== Challenge ==
Copy the data exactly as it appears, and do not include any pictures.

== Plotting code records ==
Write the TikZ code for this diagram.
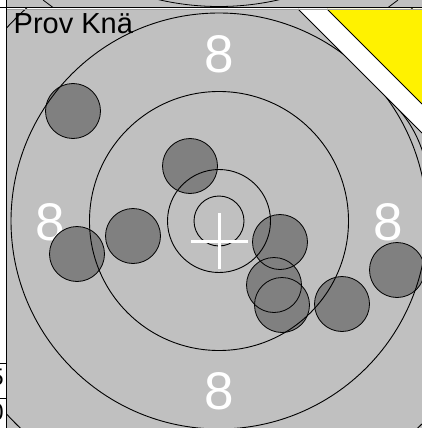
\documentclass[tikz,border=0pt]{standalone}
\usepackage{fontspec}
\newfontfamily\hv{Liberation Sans}
\definecolor{paneg}{HTML}{C0C0C0}
\definecolor{shotg}{HTML}{808080}
\definecolor{lineg}{HTML}{A0A0A0}
\tikzset{
  ring/.style={draw=black, line width=0.9pt},
  shotfill/.style={fill=shotg},
  shotline/.style={draw=black, line width=0.8pt},
  zone/.style={font=\hv\fontsize{53}{53}\selectfont, text=white, inner sep=0pt, anchor=base},
  cross/.style={draw=white, line width=3pt},
  frame/.style={draw=black, line width=1pt},
}
\begin{document}
\begin{tikzpicture}[x=1pt,y=-1pt]
\useasboundingbox (0,0) rectangle (422,428);
\fill[white] (0,0) rectangle (422,428);
% panels
\fill[paneg] (7,9) rectangle (422,428);
\fill[paneg] (7,0) rectangle (422,7.5);
% top strip content
\begin{scope}
\clip (7,0) rectangle (422,7.5);
\draw[line width=0.8pt] (219,-261.5) circle (268);
\draw[line width=0.8pt] (43,0) -- (53,7.5);
\draw[line width=0.8pt] (398,0) -- (388,7.5);
\end{scope}
% zone numbers
\node[zone] (z8t) at (219,72) {8};
\node[zone] (z8l) at (50,240) {8};
\node[zone] (z8r) at (388.5,240) {8};
\node[zone] (z8b) at (219,409) {8};
% shots
\def\shotlist{(73,111),(190,166),(133,236),(77,254),(280,242),(274,285),(282,305),(342,304),(397,270)}
\begin{scope}
\clip (7,9) rectangle (422,428);
\foreach \p in \shotlist { \fill[shotfill] \p circle (27.5); }
\foreach \p in \shotlist { \draw[shotline] \p circle (27.5); }
% rings
\coordinate (c) at (219,221);
\foreach \r in {25,51.5,129.5,208,287} { \draw[ring] (c) circle (\r); }
\draw[ring] (390,101) .. controls (404,113) and (417,132) .. (424,156);
% crosshair
\coordinate (m) at (219.5,241);
\draw[cross] ([yshift=-28pt]m) -- ([yshift=28pt]m);
\draw[cross] ([xshift=-28.5pt]m) -- ([xshift=28.5pt]m);
% corner band
\fill[white] (298,9) -- (327,9) -- (422,104) -- (422,133) -- cycle;
\fill[yellow] (327,9) -- (422,9) -- (422,104) -- cycle;
\draw[line width=0.9pt] (298,9) -- (422,133);
\draw[line width=0.9pt] (327,9) -- (422,104);
\end{scope}
% title
\node[font=\hv\fontsize{29}{29}\selectfont, inner sep=0pt, anchor=base west] (title) at (13.5,34) {Prov Knä};
% left strip digits (cut off by the window edge, as in the reference)
\begin{scope}
\clip (0,0) rectangle (6,428);
\node[font=\hv\fontsize{24}{24}\selectfont, inner sep=0pt, anchor=base east] (d5) at (4,385) {5};
\node[font=\hv\fontsize{24}{24}\selectfont, inner sep=0pt, anchor=base east] (d0) at (4,420) {0};
\end{scope}
% frame lines
\draw[draw=lineg, line width=1pt] (7,9.8) -- (422,9.8);
\draw[frame] (0,7.5) -- (422,7.5);
\draw[frame] (6.5,0) -- (6.5,428);
\draw[frame] (0,363) -- (6.5,363);
\draw[frame] (0,398) -- (6.5,398);
\end{tikzpicture}
\end{document}
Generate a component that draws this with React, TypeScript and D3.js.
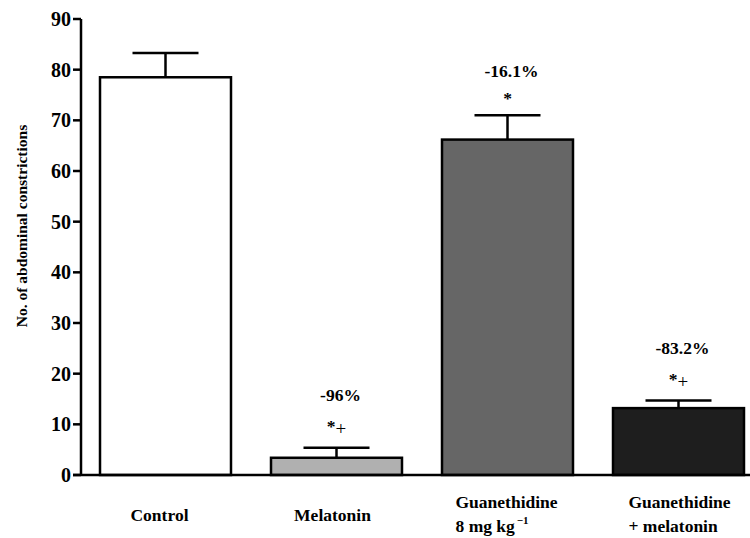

== Finished task ==
Write the TikZ code for this diagram.
\documentclass[tikz,border=0pt]{standalone}
\usepackage{fontspec}
\newfontfamily\hv{Liberation Sans}
\definecolor{paneg}{HTML}{C0C0C0}
\definecolor{shotg}{HTML}{808080}
\definecolor{lineg}{HTML}{A0A0A0}
\tikzset{
  ring/.style={draw=black, line width=0.9pt},
  shotfill/.style={fill=shotg},
  shotline/.style={draw=black, line width=0.8pt},
  zone/.style={font=\hv\fontsize{53}{53}\selectfont, text=white, inner sep=0pt, anchor=base},
  cross/.style={draw=white, line width=3pt},
  frame/.style={draw=black, line width=1pt},
}
\begin{document}
\begin{tikzpicture}[x=1pt,y=-1pt]
\useasboundingbox (0,0) rectangle (422,428);
\fill[white] (0,0) rectangle (422,428);
% panels
\fill[paneg] (7,9) rectangle (422,428);
\fill[paneg] (7,0) rectangle (422,7.5);
% top strip content
\begin{scope}
\clip (7,0) rectangle (422,7.5);
\draw[line width=0.8pt] (219,-261.5) circle (268);
\draw[line width=0.8pt] (43,0) -- (53,7.5);
\draw[line width=0.8pt] (398,0) -- (388,7.5);
\end{scope}
% zone numbers
\node[zone] (z8t) at (219,72) {8};
\node[zone] (z8l) at (50,240) {8};
\node[zone] (z8r) at (388.5,240) {8};
\node[zone] (z8b) at (219,409) {8};
% shots
\def\shotlist{(73,111),(190,166),(133,236),(77,254),(280,242),(274,285),(282,305),(342,304),(397,270)}
\begin{scope}
\clip (7,9) rectangle (422,428);
\foreach \p in \shotlist { \fill[shotfill] \p circle (27.5); }
\foreach \p in \shotlist { \draw[shotline] \p circle (27.5); }
% rings
\coordinate (c) at (219,221);
\foreach \r in {25,51.5,129.5,208,287} { \draw[ring] (c) circle (\r); }
\draw[ring] (390,101) .. controls (404,113) and (417,132) .. (424,156);
% crosshair
\coordinate (m) at (219.5,241);
\draw[cross] ([yshift=-28pt]m) -- ([yshift=28pt]m);
\draw[cross] ([xshift=-28.5pt]m) -- ([xshift=28.5pt]m);
% corner band
\fill[white] (298,9) -- (327,9) -- (422,104) -- (422,133) -- cycle;
\fill[yellow] (327,9) -- (422,9) -- (422,104) -- cycle;
\draw[line width=0.9pt] (298,9) -- (422,133);
\draw[line width=0.9pt] (327,9) -- (422,104);
\end{scope}
% title
\node[font=\hv\fontsize{29}{29}\selectfont, inner sep=0pt, anchor=base west] (title) at (13.5,34) {Prov Knä};
% left strip digits (cut off by the window edge, as in the reference)
\begin{scope}
\clip (0,0) rectangle (6,428);
\node[font=\hv\fontsize{24}{24}\selectfont, inner sep=0pt, anchor=base east] (d5) at (4,385) {5};
\node[font=\hv\fontsize{24}{24}\selectfont, inner sep=0pt, anchor=base east] (d0) at (4,420) {0};
\end{scope}
% frame lines
\draw[draw=lineg, line width=1pt] (7,9.8) -- (422,9.8);
\draw[frame] (0,7.5) -- (422,7.5);
\draw[frame] (6.5,0) -- (6.5,428);
\draw[frame] (0,363) -- (6.5,363);
\draw[frame] (0,398) -- (6.5,398);
\end{tikzpicture}
\end{document}
Generate a component that draws this with React, TypeScript and D3.js.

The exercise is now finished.